Brief: Find every line containing the word "this" in the records below; report only how many there are.

+++

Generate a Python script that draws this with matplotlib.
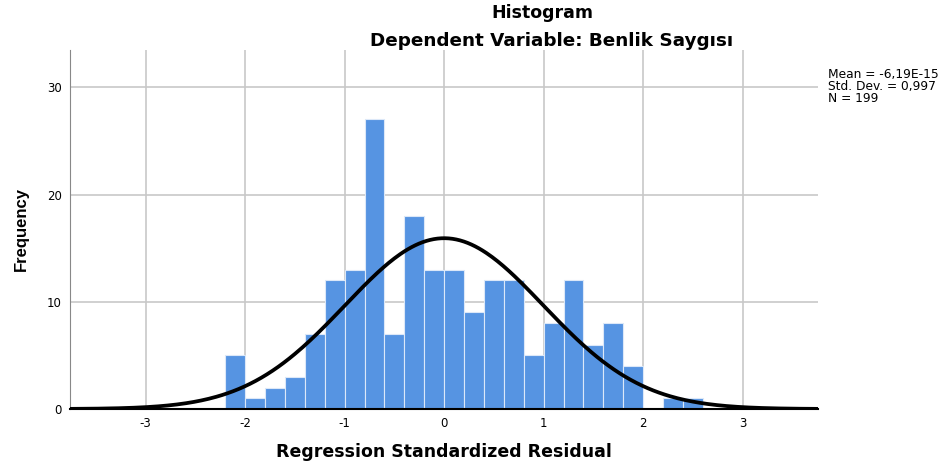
import matplotlib.pyplot as plt
import numpy as np

plt.rcParams['font.family'] = ['Liberation Sans', 'DejaVu Sans']
plt.rcParams['axes.unicode_minus'] = False

# histogram bins (left edges, width 0.2) and counts
bin_width = 0.2
counts = [5, 1, 2, 3, 7, 12, 13, 27, 7, 18, 13, 13, 9, 12, 12, 5, 8, 12, 6, 8, 4, 0, 1, 1]
bin_left = -2.2 + bin_width * np.arange(len(counts))
mean = -6.19e-15
sd = 0.997
n = 199

fig = plt.figure(figsize=(9.45, 4.66), dpi=100)
ax = fig.add_axes([0.074, 0.1223, 0.792, 0.771])

ax.set_axisbelow(True)
ax.grid(True, color='#c8c8c8', linewidth=1.2)
ax.bar(bin_left, counts, width=bin_width, align='edge', color='#5694e2',
       edgecolor='#dce8f8', linewidth=0.8, zorder=2)

x = np.linspace(-3.76, 3.76, 400)
y = n * bin_width / (sd * np.sqrt(2 * np.pi)) * np.exp(-0.5 * ((x - mean) / sd) ** 2)
ax.plot(x, y, color='black', linewidth=2.7, zorder=3)

ax.set_xlim(-3.76, 3.76)
ax.set_ylim(0, 33.5)
ax.set_xticks([-3, -2, -1, 0, 1, 2, 3])
ax.set_yticks([0, 10, 20, 30])
ax.tick_params(length=0, labelsize=9, pad=6)
for lab in ax.get_xticklabels() + ax.get_yticklabels():
    lab.set_family('DejaVu Sans')
    lab.set_fontsize(8.5)
for s in ['top', 'right']:
    ax.spines[s].set_visible(False)
ax.spines['left'].set_color('#888888')
ax.spines['bottom'].set_color('black')
ax.spines['bottom'].set_linewidth(1.5)

ax.set_xlabel('Regression Standardized Residual', fontsize=12.5, fontweight='bold',
              family='DejaVu Sans', labelpad=9)
ax.set_ylabel('Frequency', fontsize=12, fontweight='bold', labelpad=13)

fig.text(0.574, 0.972, 'Histogram', ha='center', va='center', fontsize=12.5,
         fontweight='bold', family='DejaVu Sans')
fig.text(0.584, 0.913, 'Dependent Variable: Benlik Saygısı', ha='center', va='center',
         fontsize=13.2, fontweight='bold', family='DejaVu Sans')

fig.text(0.876, 0.815, 'Mean = -6,19E-15\nStd. Dev. = 0,997\nN = 199', ha='left', va='center',
         fontsize=8.8, family='DejaVu Sans', linespacing=0.92)

fig.savefig('out.png', dpi=100)
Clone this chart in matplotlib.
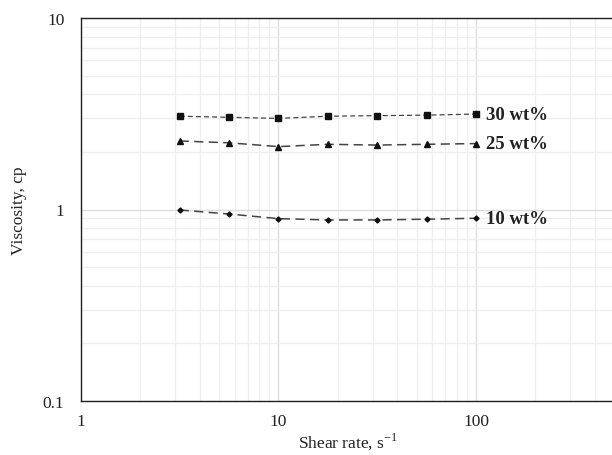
import matplotlib
matplotlib.use('Agg')
import matplotlib.pyplot as plt
from matplotlib.ticker import FixedLocator, NullFormatter, LogLocator

plt.rcParams['font.family'] = ['Liberation Serif', 'DejaVu Serif']

# shear rate, s^-1
shear_rate = [3.16, 5.62, 10, 17.8, 31.6, 56.2, 100]
# viscosity, cp
visc_30 = [3.07, 3.03, 2.99, 3.07, 3.09, 3.11, 3.15]
visc_25 = [2.28, 2.23, 2.13, 2.19, 2.17, 2.19, 2.21]
visc_10 = [0.994, 0.947, 0.896, 0.882, 0.882, 0.89, 0.90]
series_labels = ['30 wt%', '25 wt%', '10 wt%']

x_ticks = [1, 10, 100]
x_ticklabels = ['1', '10', '100']
y_ticks = [0.1, 1, 10]
y_ticklabels = ['0.1', '1', '10']

fig = plt.figure(figsize=(6.12, 4.56), dpi=100)
# right edge runs past the figure (clipped as in the original)
ax = fig.add_axes([81/612, 1 - 402/456, 533/612, 383/456])

ax.plot(shear_rate, visc_30, linestyle=(0, (4, 2.5)), color='#444444', lw=0.9,
        marker='s', markersize=3.8, markerfacecolor='#111111', markeredgecolor='#111111')
ax.plot(shear_rate, visc_25, linestyle=(0, (6, 3.5)), color='#444444', lw=1.1,
        marker='^', markersize=4, markerfacecolor='#111111', markeredgecolor='#111111')
ax.plot(shear_rate, visc_10, linestyle=(0, (6, 3.5)), color='#444444', lw=1.1,
        marker='D', markersize=2.6, markerfacecolor='#111111', markeredgecolor='#111111')

for xs, ys, lab in zip([shear_rate] * 3, [visc_30, visc_25, visc_10], series_labels):
    ax.annotate(lab, xy=(xs[-1], ys[-1]), xytext=(7.5, 0), textcoords='offset points',
                va='center', ha='left', fontsize=13.5, fontweight='bold', color='#222222')

ax.set_xscale('log')
ax.set_yscale('log')
ax.set_xlim(1, 500)
ax.set_ylim(0.1, 10)

ax.xaxis.set_major_locator(FixedLocator(x_ticks))
ax.set_xticklabels(x_ticklabels)
ax.yaxis.set_major_locator(FixedLocator(y_ticks))
ax.set_yticklabels(y_ticklabels)
ax.xaxis.set_minor_locator(LogLocator(base=10, subs=range(2, 10)))
ax.yaxis.set_minor_locator(LogLocator(base=10, subs=range(2, 10)))
ax.xaxis.set_minor_formatter(NullFormatter())
ax.yaxis.set_minor_formatter(NullFormatter())

ax.grid(True, which='major', color='#dddddd', lw=1.0)
ax.grid(True, which='minor', color='#eeeeee', lw=0.9)
ax.set_axisbelow(True)

ax.tick_params(which='both', length=0, labelsize=12.5, colors='#222222')
ax.tick_params(axis='x', pad=9)
ax.tick_params(axis='y', pad=12)

for sp in ['left', 'bottom', 'top']:
    ax.spines[sp].set_color('#222222')
    ax.spines[sp].set_linewidth(1.0)
ax.spines['right'].set_visible(False)

ax.set_xlabel('Shear rate, s$^{\\mathregular{-1}}$', fontsize=12.5, color='#222222', labelpad=1)
ax.set_ylabel('Viscosity, cp', fontsize=12.5, color='#222222', labelpad=11)

fig.savefig('out.png', dpi=100)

+++

Written reply: 2